SRF News: Christoph von Marschall, enthüllt das Buch wirklich soviel Neues?
Christoph von Marschall: Nach meinem Eindruck sind die Dinge, die jetzt in den Schlagzeilen stehen, gar nicht so neu. Wir wussten, dass alle möglichen Leute in Trumps Umgebung ihn immer wieder beschimpfen. Sein Aussenminister hat ihn zum Beispiel einen «Dummkopf» genannt. Man weiss, dass Trump sich nicht gerne mit Sachproblemen beschäftigt, nicht gerne liest oder nicht mit Melania im gleichen Bett schläft. Das ist alles schöne Schmäh, aber nicht wirklich neu.
Gibt es dennoch etwas, das Sie überrascht hat?
Der Wert des Buches besteht darin, dass es sehr gut schildert, wie verschiedene Fraktionen im Weissen Haus um Trumps Einfluss kämpfen. Und wie sich dadurch ein ganzer Selbstzerstörungsmechanismus innerhalb des Weissen Hauses abspielt. Das hat der Autor Michael Wolff sehr gut beschrieben.

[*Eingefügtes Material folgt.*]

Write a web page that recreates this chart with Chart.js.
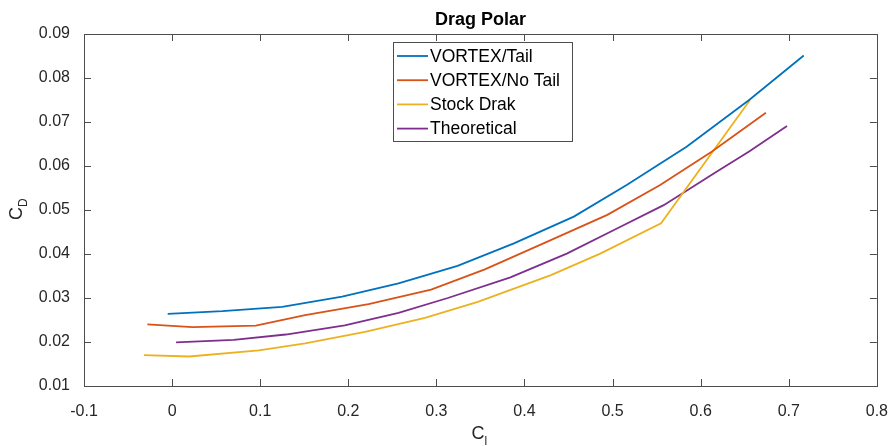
<html>
  <head>
    <title>Drag Polar</title>
    <script src="https://cdn.jsdelivr.net/npm/chart.js@4.4.1/dist/chart.umd.min.js"></script>
    <style>
      body{
        margin:0;
        background:#fff;
      }
    </style>
  </head>
  <body>
    <canvas id="polar" width="896" height="446"></canvas>
  </body>

  <script>
    // values (CL, CD)
    var clTail   = [-0.005, 0.057, 0.125, 0.193, 0.257, 0.324, 0.388, 0.456, 0.516, 0.584, 0.655, 0.717];
    var cdTail   = [0.0264, 0.0270, 0.0280, 0.0303, 0.0333, 0.0373, 0.0424, 0.0485, 0.0557, 0.0644, 0.0750, 0.0851];

    var clNoTail = [-0.028, 0.023, 0.095, 0.151, 0.223, 0.294, 0.355, 0.426, 0.494, 0.554, 0.612, 0.674];
    var cdNoTail = [0.0240, 0.0234, 0.0237, 0.0261, 0.0286, 0.0319, 0.0365, 0.0428, 0.0489, 0.0557, 0.0632, 0.0721];

    var clStock  = [-0.032, 0.0195, 0.0985, 0.151, 0.219, 0.287, 0.347, 0.430, 0.486, 0.555, 0.656];
    var cdStock  = [0.0170, 0.0167, 0.0181, 0.0197, 0.0223, 0.0255, 0.0291, 0.0352, 0.0401, 0.0470, 0.0750];

    var clTheo   = [0.0045, 0.070, 0.129, 0.196, 0.257, 0.313, 0.384, 0.448, 0.505, 0.558, 0.618, 0.655, 0.698];
    var cdTheo   = [0.0199, 0.0205, 0.0217, 0.0238, 0.0266, 0.0300, 0.0347, 0.0401, 0.0458, 0.0511, 0.0587, 0.0633, 0.0691];

    var seriesNames = ["VORTEX/Tail", "VORTEX/No Tail", "Stock Drak", "Theoretical"];
    var seriesColors = ["#0072BD", "#D95319", "#EDB120", "#7E2F8E"];
    var xTicks = [-0.1, 0, 0.1, 0.2, 0.3, 0.4, 0.5, 0.6, 0.7, 0.8];
    var yTicks = [0.01, 0.02, 0.03, 0.04, 0.05, 0.06, 0.07, 0.08, 0.09];

    var FONT = "'Liberation Sans', Arial, Helvetica, sans-serif";

    function pts(xs, ys){
      var out = [];
      for (var i=0;i<xs.length;i++){
        out.push({x: xs[i], y: ys[i]});
      }
      return out;
    }

    var allData = [pts(clTail, cdTail), pts(clNoTail, cdNoTail), pts(clStock, cdStock), pts(clTheo, cdTheo)];
    var datasets = [];
    for (var i=0;i<4;i++){
      datasets.push({
        label: seriesNames[i],
        data: allData[i],
        showLine: true,
        borderColor: seriesColors[i],
        backgroundColor: seriesColors[i],
        borderWidth: 1.8,
        pointRadius: 0,
        tension: 0
      });
    }

    // box, inward ticks, title, axis labels and legend in MATLAB style
    var matlabLook = {
      id: 'matlabLook',
      afterDraw: function(chart){
        var ctx = chart.ctx;
        var a = chart.chartArea;
        var xs = chart.scales.x, ys = chart.scales.y;
        ctx.save();
        ctx.strokeStyle = '#4d4d4d';
        ctx.lineWidth = 1;
        ctx.strokeRect(Math.round(a.left)+0.5, Math.round(a.top)+0.5, Math.round(a.right-a.left), Math.round(a.bottom-a.top));
        ctx.beginPath();
        xTicks.forEach(function(v){
          var px = Math.round(xs.getPixelForValue(v))+0.5;
          ctx.moveTo(px, a.bottom); ctx.lineTo(px, a.bottom-7);
          ctx.moveTo(px, a.top); ctx.lineTo(px, a.top+7);
        });
        yTicks.forEach(function(v){
          var py = Math.round(ys.getPixelForValue(v))+0.5;
          ctx.moveTo(a.left, py); ctx.lineTo(a.left+7, py);
          ctx.moveTo(a.right, py); ctx.lineTo(a.right-7, py);
        });
        ctx.stroke();

        // title
        ctx.fillStyle = '#000';
        ctx.font = 'bold 18px ' + FONT;
        ctx.textAlign = 'center';
        ctx.textBaseline = 'alphabetic';
        ctx.fillText('Drag Polar', (a.left+a.right)/2, 25);

        // x label C_l
        ctx.fillStyle = '#262626';
        ctx.font = '18px ' + FONT;
        ctx.textAlign = 'left';
        var cx = (a.left+a.right)/2 - 9;
        ctx.fillText('C', cx, 439);
        var cw = ctx.measureText('C').width;
        ctx.font = '12px ' + FONT;
        ctx.fillText('l', cx+cw, 445);

        // y label C_D
        ctx.save();
        ctx.translate(22, (a.top+a.bottom)/2 + 10);
        ctx.rotate(-Math.PI/2);
        ctx.font = '18px ' + FONT;
        ctx.fillText('C', 0, 0);
        cw = ctx.measureText('C').width;
        ctx.font = '12px ' + FONT;
        ctx.fillText('D', cw, 5);
        ctx.restore();

        // legend
        var lx = 393.5, ly = 42.5, lw = 179, lh = 99;
        ctx.fillStyle = '#fff';
        ctx.fillRect(lx, ly, lw, lh);
        ctx.strokeStyle = '#4d4d4d';
        ctx.lineWidth = 1;
        ctx.strokeRect(lx, ly, lw, lh);
        ctx.font = '17.5px ' + FONT;
        ctx.textBaseline = 'middle';
        for (var k=0;k<seriesNames.length;k++){
          var yy = 56 + k*24.2;
          ctx.strokeStyle = seriesColors[k];
          ctx.lineWidth = 1.8;
          ctx.beginPath();
          ctx.moveTo(397, yy); ctx.lineTo(428, yy);
          ctx.stroke();
          ctx.fillStyle = '#000';
          ctx.fillText(seriesNames[k], 430, yy+1);
        }
        ctx.restore();
      }
    };

    function fmt(v){
      return Number(Number(v).toFixed(2)).toString();
    }

    new Chart(document.getElementById('polar'), {
      type: 'scatter',
      data: { datasets: datasets },
      options: {
        responsive: false,
        animation: false,
        layout: { padding: { top: 34, right: 14, left: 0, bottom: 0 } },
        plugins: {
          legend: { display: false },
          title: { display: false },
          tooltip: { enabled: false }
        },
        scales: {
          x: {
            type: 'linear',
            min: -0.1,
            max: 0.8,
            afterFit: function(s){ s.height = 60; },
            afterBuildTicks: function(s){ s.ticks = xTicks.map(function(v){ return {value: v}; }); },
            grid: { display: false },
            border: { display: false },
            ticks: {
              color: '#262626',
              font: { family: FONT, size: 16 },
              padding: 8,
              maxRotation: 0,
              callback: fmt
            }
          },
          y: {
            type: 'linear',
            min: 0.01,
            max: 0.09,
            afterFit: function(s){ s.width = 84; },
            afterBuildTicks: function(s){ s.ticks = yTicks.map(function(v){ return {value: v}; }); },
            grid: { display: false },
            border: { display: false },
            ticks: {
              color: '#262626',
              font: { family: FONT, size: 16 },
              padding: 6,
              callback: fmt
            }
          }
        }
      },
      plugins: [matlabLook]
    });
  </script>
</html>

Daraus kann man auch lernen, wie das alles funktioniert: Gerade die analytischen Teile, in denen uns Wolff daran erinnert, welche Probleme Trump hat, gutes Personal zu bekommen. Die wirklich guten politischen Leute haben sich anderen Kampagnen angeschlossen, weil niemand daran geglaubt hatte, dass Trump Präsident würde. Ja, sogar er selbst und seine Familie nicht.
Es bestehen gewisse Zweifel, dass Wolff wirklich so nah dran war, wie er behauptet.
Autor Michael Wolff gilt ja als jemand, der es selber nicht immer sehr genau nimmt mit den journalistischen Grundsätzen. Wie glaubwürdig ist er?
Es bestehen gewisse Zweifel, dass Wolff wirklich so nah dran war, wie er behauptet. Ich glaube, er schneidet ein bisschen auf. Der Präsident und seine Frau haben energisch dementiert, dass sie gesagt haben, was Wolff behauptet. Trump bestreitet auch, dass er mit Wolff überhaupt für dieses Buch gesprochen habe.
In amerikanischen TV-Shows antwortet Wolff auch tatsächlich ausweichend. Auf die Frage, ob der mit dem Präsidenten im Weissen Haus gesprochen habe, sagt er: «Ich habe insgesamt über drei Stunden im Wahlkampf und nach der Inauguration mit Trump gesprochen. Aber vielleicht war ihm gar nicht klar, dass das Interview-Situationen sind.»
Wie prägt das Buch die Stimmung in den USA?
Im Moment ist das die grosse Nachricht. Es passiert sonst auch relativ wenig. Und in den USA wie in Europa hören wir halt sehr gerne Schmäh über Trump und das Weisse Haus. Dann ist es auch nicht so wichtig, ob die Dinge wirklich neu sind oder nicht.
Könnte das Buch Trump schaden?
Das Buch selber nicht, aber die Narrative, die auch nicht neu sind. Trump schlägt immer zurück, wenn er angegriffen wird. Das ist seine Kommunikationsstrategie. Aber das wirklich Gefährliche sind die Russland-Untersuchungen. Ob da aber etwas kommt, das Trump gefährlich wird, ist Spekulation.
Seien Sie kurz Literaturkritiker: Als was wird dieses Buch in die Literaturgeschichte eingehen?
Vom Verlag wurde es ja als Skandal- und Enthüllungsbuch verkauft. Mein Eindruck ist das Gegenteil: Die Enthüllungen sind nicht so neu. Der Wert des Buches besteht darin, wie es die Machtkämpfe um Trump im Weissen Haus schildert und diesen Selbstzerstörungsmechanismus.
Das Gespräch führte Simone Hulliger.